◆ Challenge
Give all the lines below again, exactly, with no pictures.

[start]

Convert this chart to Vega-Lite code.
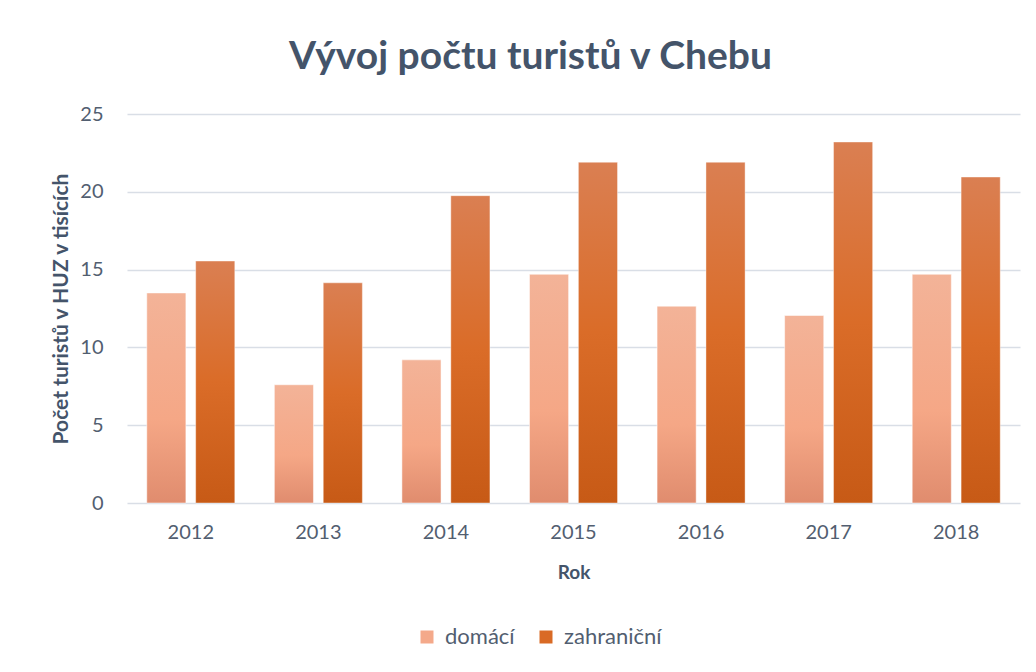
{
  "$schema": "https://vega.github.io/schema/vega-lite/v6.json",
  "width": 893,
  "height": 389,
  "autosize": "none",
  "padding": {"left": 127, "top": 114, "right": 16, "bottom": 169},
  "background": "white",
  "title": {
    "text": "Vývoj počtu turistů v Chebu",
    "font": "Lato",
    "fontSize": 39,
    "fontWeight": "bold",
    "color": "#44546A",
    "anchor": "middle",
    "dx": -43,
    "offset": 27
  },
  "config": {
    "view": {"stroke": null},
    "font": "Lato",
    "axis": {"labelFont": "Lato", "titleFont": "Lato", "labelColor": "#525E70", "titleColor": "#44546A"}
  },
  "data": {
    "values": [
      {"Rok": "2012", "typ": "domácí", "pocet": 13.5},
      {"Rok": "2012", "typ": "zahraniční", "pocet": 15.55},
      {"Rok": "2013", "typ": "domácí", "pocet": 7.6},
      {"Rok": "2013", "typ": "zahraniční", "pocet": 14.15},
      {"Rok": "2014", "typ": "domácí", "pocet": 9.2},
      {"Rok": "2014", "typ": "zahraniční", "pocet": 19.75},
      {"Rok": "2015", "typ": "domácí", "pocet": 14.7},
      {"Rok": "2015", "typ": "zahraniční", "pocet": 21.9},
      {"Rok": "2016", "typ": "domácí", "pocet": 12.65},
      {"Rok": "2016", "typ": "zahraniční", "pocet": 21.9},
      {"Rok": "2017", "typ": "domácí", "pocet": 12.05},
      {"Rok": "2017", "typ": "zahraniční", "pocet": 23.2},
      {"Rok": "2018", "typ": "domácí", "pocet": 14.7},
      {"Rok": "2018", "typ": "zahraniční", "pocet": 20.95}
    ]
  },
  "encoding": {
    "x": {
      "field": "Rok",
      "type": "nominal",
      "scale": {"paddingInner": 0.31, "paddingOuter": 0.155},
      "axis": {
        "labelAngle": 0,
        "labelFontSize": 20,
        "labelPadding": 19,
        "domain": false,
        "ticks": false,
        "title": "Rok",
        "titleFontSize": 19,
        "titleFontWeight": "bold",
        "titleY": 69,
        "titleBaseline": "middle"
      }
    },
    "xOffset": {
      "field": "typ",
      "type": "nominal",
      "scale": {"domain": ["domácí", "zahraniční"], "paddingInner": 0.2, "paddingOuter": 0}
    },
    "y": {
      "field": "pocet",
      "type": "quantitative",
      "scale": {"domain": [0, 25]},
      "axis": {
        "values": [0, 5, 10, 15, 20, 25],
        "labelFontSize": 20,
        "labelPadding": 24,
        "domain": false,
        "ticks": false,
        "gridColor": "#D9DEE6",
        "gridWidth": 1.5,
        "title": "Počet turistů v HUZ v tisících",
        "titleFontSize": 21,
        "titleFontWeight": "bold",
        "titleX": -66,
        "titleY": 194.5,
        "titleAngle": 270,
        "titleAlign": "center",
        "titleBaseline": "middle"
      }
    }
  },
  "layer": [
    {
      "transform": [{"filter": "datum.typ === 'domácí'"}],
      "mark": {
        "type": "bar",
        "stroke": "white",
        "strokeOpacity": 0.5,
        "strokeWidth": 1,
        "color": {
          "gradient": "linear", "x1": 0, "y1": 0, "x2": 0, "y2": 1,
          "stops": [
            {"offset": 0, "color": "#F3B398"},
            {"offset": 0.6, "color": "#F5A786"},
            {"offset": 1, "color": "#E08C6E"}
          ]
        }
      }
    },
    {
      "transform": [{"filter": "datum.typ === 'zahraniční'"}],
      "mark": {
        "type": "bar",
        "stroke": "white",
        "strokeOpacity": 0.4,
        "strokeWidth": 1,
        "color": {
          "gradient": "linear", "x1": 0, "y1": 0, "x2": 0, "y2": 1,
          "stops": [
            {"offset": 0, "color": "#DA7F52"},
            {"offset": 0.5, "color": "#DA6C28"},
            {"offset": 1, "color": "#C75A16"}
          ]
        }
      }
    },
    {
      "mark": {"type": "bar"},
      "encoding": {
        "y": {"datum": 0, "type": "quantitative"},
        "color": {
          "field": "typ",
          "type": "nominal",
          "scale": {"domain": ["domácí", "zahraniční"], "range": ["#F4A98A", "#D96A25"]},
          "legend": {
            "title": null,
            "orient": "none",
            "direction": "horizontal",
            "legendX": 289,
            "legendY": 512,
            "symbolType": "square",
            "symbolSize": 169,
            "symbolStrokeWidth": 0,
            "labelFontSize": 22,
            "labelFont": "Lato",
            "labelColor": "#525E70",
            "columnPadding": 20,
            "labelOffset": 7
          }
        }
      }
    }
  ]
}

[end]

◆ Complete answer
Convert this chart to Vega-Lite code.
{
  "$schema": "https://vega.github.io/schema/vega-lite/v6.json",
  "width": 893,
  "height": 389,
  "autosize": "none",
  "padding": {"left": 127, "top": 114, "right": 16, "bottom": 169},
  "background": "white",
  "title": {
    "text": "Vývoj počtu turistů v Chebu",
    "font": "Lato",
    "fontSize": 39,
    "fontWeight": "bold",
    "color": "#44546A",
    "anchor": "middle",
    "dx": -43,
    "offset": 27
  },
  "config": {
    "view": {"stroke": null},
    "font": "Lato",
    "axis": {"labelFont": "Lato", "titleFont": "Lato", "labelColor": "#525E70", "titleColor": "#44546A"}
  },
  "data": {
    "values": [
      {"Rok": "2012", "typ": "domácí", "pocet": 13.5},
      {"Rok": "2012", "typ": "zahraniční", "pocet": 15.55},
      {"Rok": "2013", "typ": "domácí", "pocet": 7.6},
      {"Rok": "2013", "typ": "zahraniční", "pocet": 14.15},
      {"Rok": "2014", "typ": "domácí", "pocet": 9.2},
      {"Rok": "2014", "typ": "zahraniční", "pocet": 19.75},
      {"Rok": "2015", "typ": "domácí", "pocet": 14.7},
      {"Rok": "2015", "typ": "zahraniční", "pocet": 21.9},
      {"Rok": "2016", "typ": "domácí", "pocet": 12.65},
      {"Rok": "2016", "typ": "zahraniční", "pocet": 21.9},
      {"Rok": "2017", "typ": "domácí", "pocet": 12.05},
      {"Rok": "2017", "typ": "zahraniční", "pocet": 23.2},
      {"Rok": "2018", "typ": "domácí", "pocet": 14.7},
      {"Rok": "2018", "typ": "zahraniční", "pocet": 20.95}
    ]
  },
  "encoding": {
    "x": {
      "field": "Rok",
      "type": "nominal",
      "scale": {"paddingInner": 0.31, "paddingOuter": 0.155},
      "axis": {
        "labelAngle": 0,
        "labelFontSize": 20,
        "labelPadding": 19,
        "domain": false,
        "ticks": false,
        "title": "Rok",
        "titleFontSize": 19,
        "titleFontWeight": "bold",
        "titleY": 69,
        "titleBaseline": "middle"
      }
    },
    "xOffset": {
      "field": "typ",
      "type": "nominal",
      "scale": {"domain": ["domácí", "zahraniční"], "paddingInner": 0.2, "paddingOuter": 0}
    },
    "y": {
      "field": "pocet",
      "type": "quantitative",
      "scale": {"domain": [0, 25]},
      "axis": {
        "values": [0, 5, 10, 15, 20, 25],
        "labelFontSize": 20,
        "labelPadding": 24,
        "domain": false,
        "ticks": false,
        "gridColor": "#D9DEE6",
        "gridWidth": 1.5,
        "title": "Počet turistů v HUZ v tisících",
        "titleFontSize": 21,
        "titleFontWeight": "bold",
        "titleX": -66,
        "titleY": 194.5,
        "titleAngle": 270,
        "titleAlign": "center",
        "titleBaseline": "middle"
      }
    }
  },
  "layer": [
    {
      "transform": [{"filter": "datum.typ === 'domácí'"}],
      "mark": {
        "type": "bar",
        "stroke": "white",
        "strokeOpacity": 0.5,
        "strokeWidth": 1,
        "color": {
          "gradient": "linear", "x1": 0, "y1": 0, "x2": 0, "y2": 1,
          "stops": [
            {"offset": 0, "color": "#F3B398"},
            {"offset": 0.6, "color": "#F5A786"},
            {"offset": 1, "color": "#E08C6E"}
          ]
        }
      }
    },
    {
      "transform": [{"filter": "datum.typ === 'zahraniční'"}],
      "mark": {
        "type": "bar",
        "stroke": "white",
        "strokeOpacity": 0.4,
        "strokeWidth": 1,
        "color": {
          "gradient": "linear", "x1": 0, "y1": 0, "x2": 0, "y2": 1,
          "stops": [
            {"offset": 0, "color": "#DA7F52"},
            {"offset": 0.5, "color": "#DA6C28"},
            {"offset": 1, "color": "#C75A16"}
          ]
        }
      }
    },
    {
      "mark": {"type": "bar"},
      "encoding": {
        "y": {"datum": 0, "type": "quantitative"},
        "color": {
          "field": "typ",
          "type": "nominal",
          "scale": {"domain": ["domácí", "zahraniční"], "range": ["#F4A98A", "#D96A25"]},
          "legend": {
            "title": null,
            "orient": "none",
            "direction": "horizontal",
            "legendX": 289,
            "legendY": 512,
            "symbolType": "square",
            "symbolSize": 169,
            "symbolStrokeWidth": 0,
            "labelFontSize": 22,
            "labelFont": "Lato",
            "labelColor": "#525E70",
            "columnPadding": 20,
            "labelOffset": 7
          }
        }
      }
    }
  ]
}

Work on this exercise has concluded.